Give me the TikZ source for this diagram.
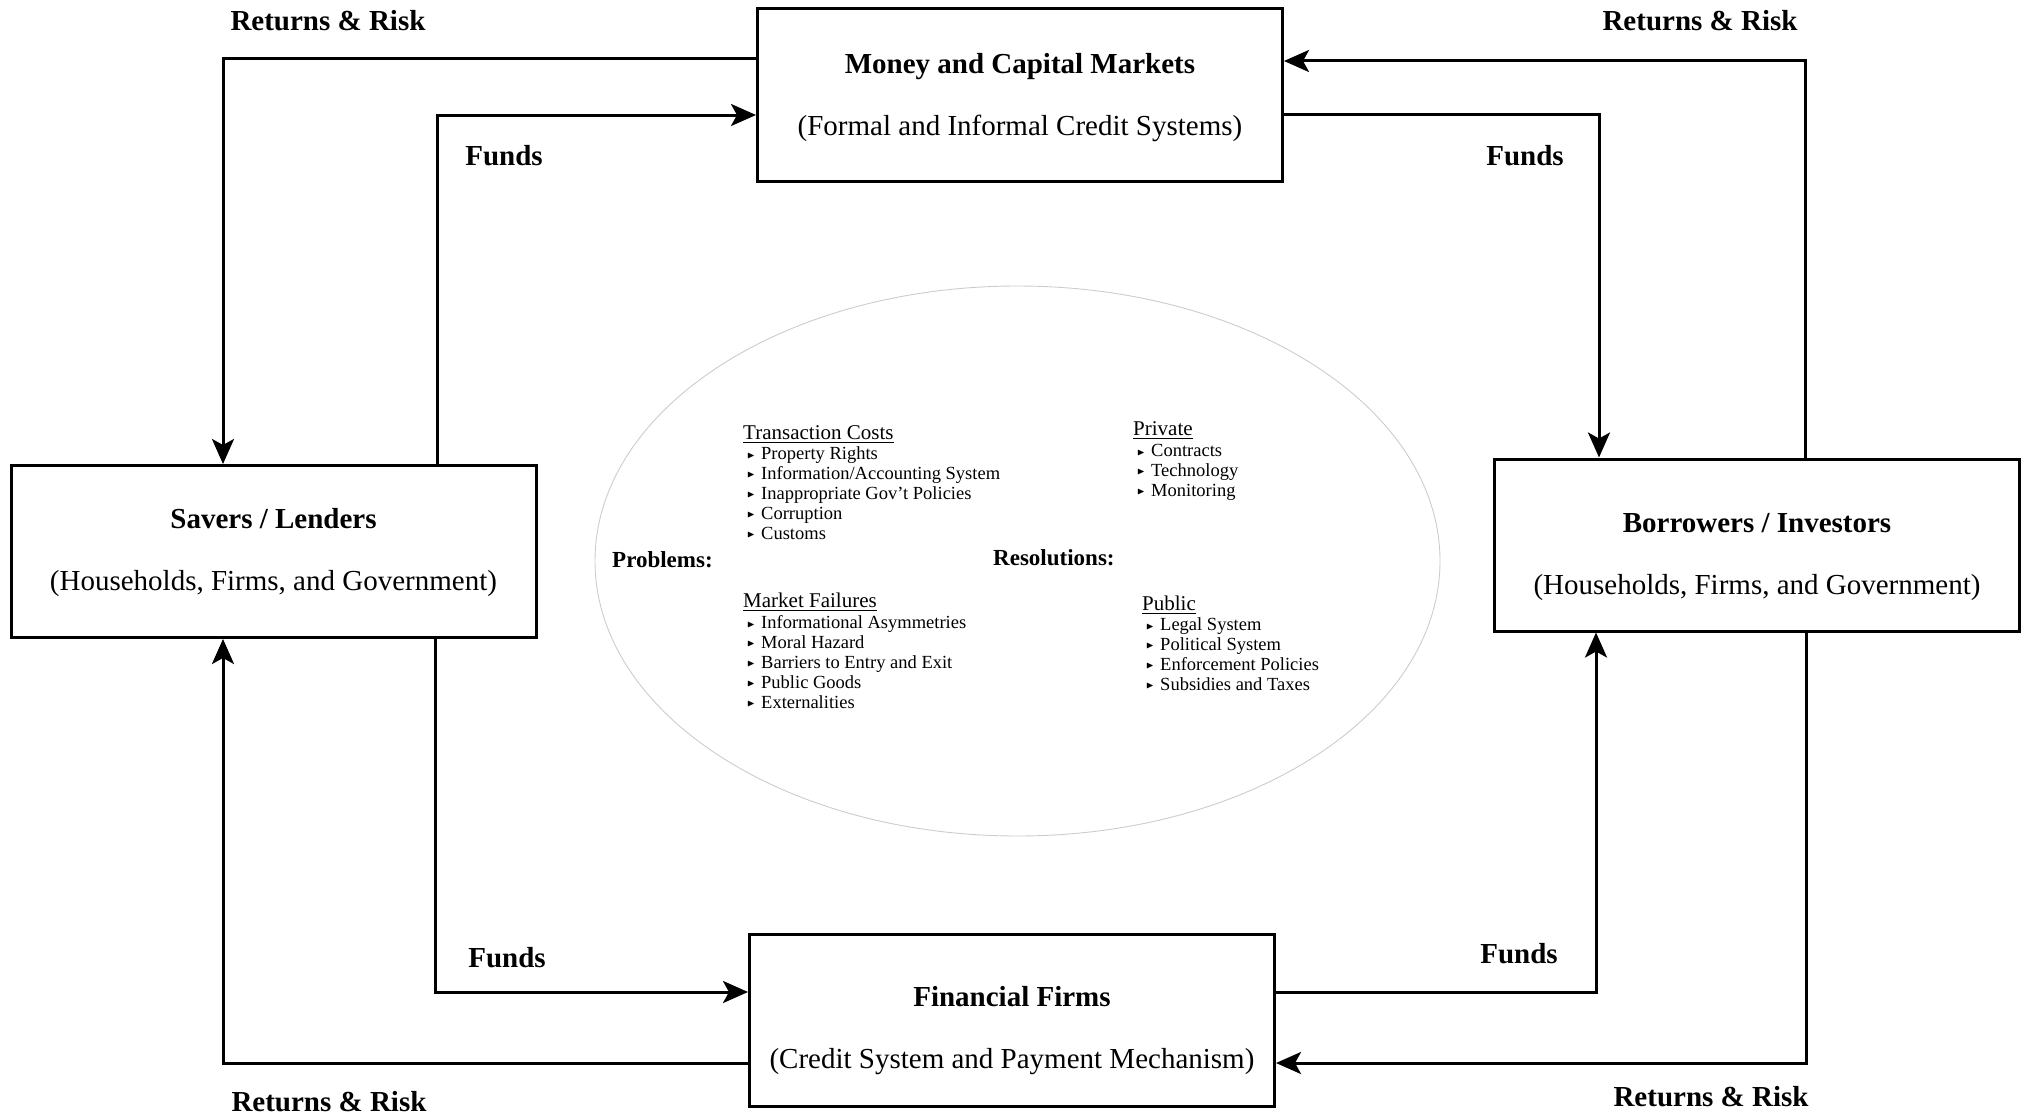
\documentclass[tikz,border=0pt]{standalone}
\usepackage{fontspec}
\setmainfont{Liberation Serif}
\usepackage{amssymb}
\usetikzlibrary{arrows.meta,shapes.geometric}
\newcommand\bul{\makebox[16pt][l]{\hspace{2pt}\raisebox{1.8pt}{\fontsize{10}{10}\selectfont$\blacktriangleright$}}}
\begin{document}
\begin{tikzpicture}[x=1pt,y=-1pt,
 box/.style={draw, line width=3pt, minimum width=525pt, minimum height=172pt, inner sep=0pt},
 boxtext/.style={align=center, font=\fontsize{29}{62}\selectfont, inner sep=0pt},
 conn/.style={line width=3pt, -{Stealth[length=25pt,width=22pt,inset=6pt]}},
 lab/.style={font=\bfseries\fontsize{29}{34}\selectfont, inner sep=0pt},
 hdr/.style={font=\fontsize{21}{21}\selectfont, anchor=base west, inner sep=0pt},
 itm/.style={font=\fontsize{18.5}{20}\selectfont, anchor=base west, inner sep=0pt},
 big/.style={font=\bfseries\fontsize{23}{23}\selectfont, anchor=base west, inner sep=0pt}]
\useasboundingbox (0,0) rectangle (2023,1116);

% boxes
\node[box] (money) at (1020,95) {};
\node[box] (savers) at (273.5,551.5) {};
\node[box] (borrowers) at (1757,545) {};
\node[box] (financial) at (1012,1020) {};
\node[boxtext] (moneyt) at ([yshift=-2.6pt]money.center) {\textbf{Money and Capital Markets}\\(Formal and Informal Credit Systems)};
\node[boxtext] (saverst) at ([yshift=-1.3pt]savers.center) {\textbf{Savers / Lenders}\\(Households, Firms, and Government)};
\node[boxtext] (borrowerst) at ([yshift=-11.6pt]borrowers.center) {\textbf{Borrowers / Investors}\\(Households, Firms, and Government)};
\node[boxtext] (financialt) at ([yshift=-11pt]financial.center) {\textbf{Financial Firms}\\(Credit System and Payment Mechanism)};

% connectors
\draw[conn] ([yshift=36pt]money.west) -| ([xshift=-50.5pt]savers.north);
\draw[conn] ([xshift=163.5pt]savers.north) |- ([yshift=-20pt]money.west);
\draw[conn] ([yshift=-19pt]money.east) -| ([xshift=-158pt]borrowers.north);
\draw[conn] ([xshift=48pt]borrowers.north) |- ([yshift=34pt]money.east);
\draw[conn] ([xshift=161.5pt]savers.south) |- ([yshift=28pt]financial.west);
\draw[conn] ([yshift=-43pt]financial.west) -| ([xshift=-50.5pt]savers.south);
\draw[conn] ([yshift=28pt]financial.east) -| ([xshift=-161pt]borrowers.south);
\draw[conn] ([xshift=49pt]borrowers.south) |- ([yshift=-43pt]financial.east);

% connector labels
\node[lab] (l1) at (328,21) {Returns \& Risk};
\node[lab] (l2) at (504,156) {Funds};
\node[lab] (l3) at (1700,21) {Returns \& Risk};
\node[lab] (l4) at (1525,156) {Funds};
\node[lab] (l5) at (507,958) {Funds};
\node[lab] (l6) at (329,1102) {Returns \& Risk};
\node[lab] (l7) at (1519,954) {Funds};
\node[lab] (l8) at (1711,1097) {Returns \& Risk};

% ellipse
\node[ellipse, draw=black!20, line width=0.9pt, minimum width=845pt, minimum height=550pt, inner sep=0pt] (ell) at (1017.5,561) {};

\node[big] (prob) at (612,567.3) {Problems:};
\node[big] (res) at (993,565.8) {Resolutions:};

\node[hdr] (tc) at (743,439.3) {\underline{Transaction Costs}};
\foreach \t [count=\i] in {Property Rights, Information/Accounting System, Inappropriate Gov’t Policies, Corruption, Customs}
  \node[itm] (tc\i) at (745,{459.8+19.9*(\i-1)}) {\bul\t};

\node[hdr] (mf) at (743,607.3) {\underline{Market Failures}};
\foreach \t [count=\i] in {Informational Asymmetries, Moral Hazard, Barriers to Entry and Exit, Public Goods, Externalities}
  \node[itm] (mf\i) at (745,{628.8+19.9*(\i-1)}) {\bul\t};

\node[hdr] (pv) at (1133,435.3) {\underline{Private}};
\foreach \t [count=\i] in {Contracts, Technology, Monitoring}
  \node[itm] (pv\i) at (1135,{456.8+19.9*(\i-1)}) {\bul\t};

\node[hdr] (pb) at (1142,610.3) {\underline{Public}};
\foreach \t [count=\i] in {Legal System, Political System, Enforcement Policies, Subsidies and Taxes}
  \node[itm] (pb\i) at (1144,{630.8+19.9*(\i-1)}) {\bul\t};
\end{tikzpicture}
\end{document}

════

#### [Your task]
Transcribe the whole listing, character for character, but not its images.

#### [Reply]
Give me the TikZ source for this diagram.
\documentclass[tikz,border=0pt]{standalone}
\usepackage{fontspec}
\setmainfont{Liberation Serif}
\usepackage{amssymb}
\usetikzlibrary{arrows.meta,shapes.geometric}
\newcommand\bul{\makebox[16pt][l]{\hspace{2pt}\raisebox{1.8pt}{\fontsize{10}{10}\selectfont$\blacktriangleright$}}}
\begin{document}
\begin{tikzpicture}[x=1pt,y=-1pt,
 box/.style={draw, line width=3pt, minimum width=525pt, minimum height=172pt, inner sep=0pt},
 boxtext/.style={align=center, font=\fontsize{29}{62}\selectfont, inner sep=0pt},
 conn/.style={line width=3pt, -{Stealth[length=25pt,width=22pt,inset=6pt]}},
 lab/.style={font=\bfseries\fontsize{29}{34}\selectfont, inner sep=0pt},
 hdr/.style={font=\fontsize{21}{21}\selectfont, anchor=base west, inner sep=0pt},
 itm/.style={font=\fontsize{18.5}{20}\selectfont, anchor=base west, inner sep=0pt},
 big/.style={font=\bfseries\fontsize{23}{23}\selectfont, anchor=base west, inner sep=0pt}]
\useasboundingbox (0,0) rectangle (2023,1116);

% boxes
\node[box] (money) at (1020,95) {};
\node[box] (savers) at (273.5,551.5) {};
\node[box] (borrowers) at (1757,545) {};
\node[box] (financial) at (1012,1020) {};
\node[boxtext] (moneyt) at ([yshift=-2.6pt]money.center) {\textbf{Money and Capital Markets}\\(Formal and Informal Credit Systems)};
\node[boxtext] (saverst) at ([yshift=-1.3pt]savers.center) {\textbf{Savers / Lenders}\\(Households, Firms, and Government)};
\node[boxtext] (borrowerst) at ([yshift=-11.6pt]borrowers.center) {\textbf{Borrowers / Investors}\\(Households, Firms, and Government)};
\node[boxtext] (financialt) at ([yshift=-11pt]financial.center) {\textbf{Financial Firms}\\(Credit System and Payment Mechanism)};

% connectors
\draw[conn] ([yshift=36pt]money.west) -| ([xshift=-50.5pt]savers.north);
\draw[conn] ([xshift=163.5pt]savers.north) |- ([yshift=-20pt]money.west);
\draw[conn] ([yshift=-19pt]money.east) -| ([xshift=-158pt]borrowers.north);
\draw[conn] ([xshift=48pt]borrowers.north) |- ([yshift=34pt]money.east);
\draw[conn] ([xshift=161.5pt]savers.south) |- ([yshift=28pt]financial.west);
\draw[conn] ([yshift=-43pt]financial.west) -| ([xshift=-50.5pt]savers.south);
\draw[conn] ([yshift=28pt]financial.east) -| ([xshift=-161pt]borrowers.south);
\draw[conn] ([xshift=49pt]borrowers.south) |- ([yshift=-43pt]financial.east);

% connector labels
\node[lab] (l1) at (328,21) {Returns \& Risk};
\node[lab] (l2) at (504,156) {Funds};
\node[lab] (l3) at (1700,21) {Returns \& Risk};
\node[lab] (l4) at (1525,156) {Funds};
\node[lab] (l5) at (507,958) {Funds};
\node[lab] (l6) at (329,1102) {Returns \& Risk};
\node[lab] (l7) at (1519,954) {Funds};
\node[lab] (l8) at (1711,1097) {Returns \& Risk};

% ellipse
\node[ellipse, draw=black!20, line width=0.9pt, minimum width=845pt, minimum height=550pt, inner sep=0pt] (ell) at (1017.5,561) {};

\node[big] (prob) at (612,567.3) {Problems:};
\node[big] (res) at (993,565.8) {Resolutions:};

\node[hdr] (tc) at (743,439.3) {\underline{Transaction Costs}};
\foreach \t [count=\i] in {Property Rights, Information/Accounting System, Inappropriate Gov’t Policies, Corruption, Customs}
  \node[itm] (tc\i) at (745,{459.8+19.9*(\i-1)}) {\bul\t};

\node[hdr] (mf) at (743,607.3) {\underline{Market Failures}};
\foreach \t [count=\i] in {Informational Asymmetries, Moral Hazard, Barriers to Entry and Exit, Public Goods, Externalities}
  \node[itm] (mf\i) at (745,{628.8+19.9*(\i-1)}) {\bul\t};

\node[hdr] (pv) at (1133,435.3) {\underline{Private}};
\foreach \t [count=\i] in {Contracts, Technology, Monitoring}
  \node[itm] (pv\i) at (1135,{456.8+19.9*(\i-1)}) {\bul\t};

\node[hdr] (pb) at (1142,610.3) {\underline{Public}};
\foreach \t [count=\i] in {Legal System, Political System, Enforcement Policies, Subsidies and Taxes}
  \node[itm] (pb\i) at (1144,{630.8+19.9*(\i-1)}) {\bul\t};
\end{tikzpicture}
\end{document}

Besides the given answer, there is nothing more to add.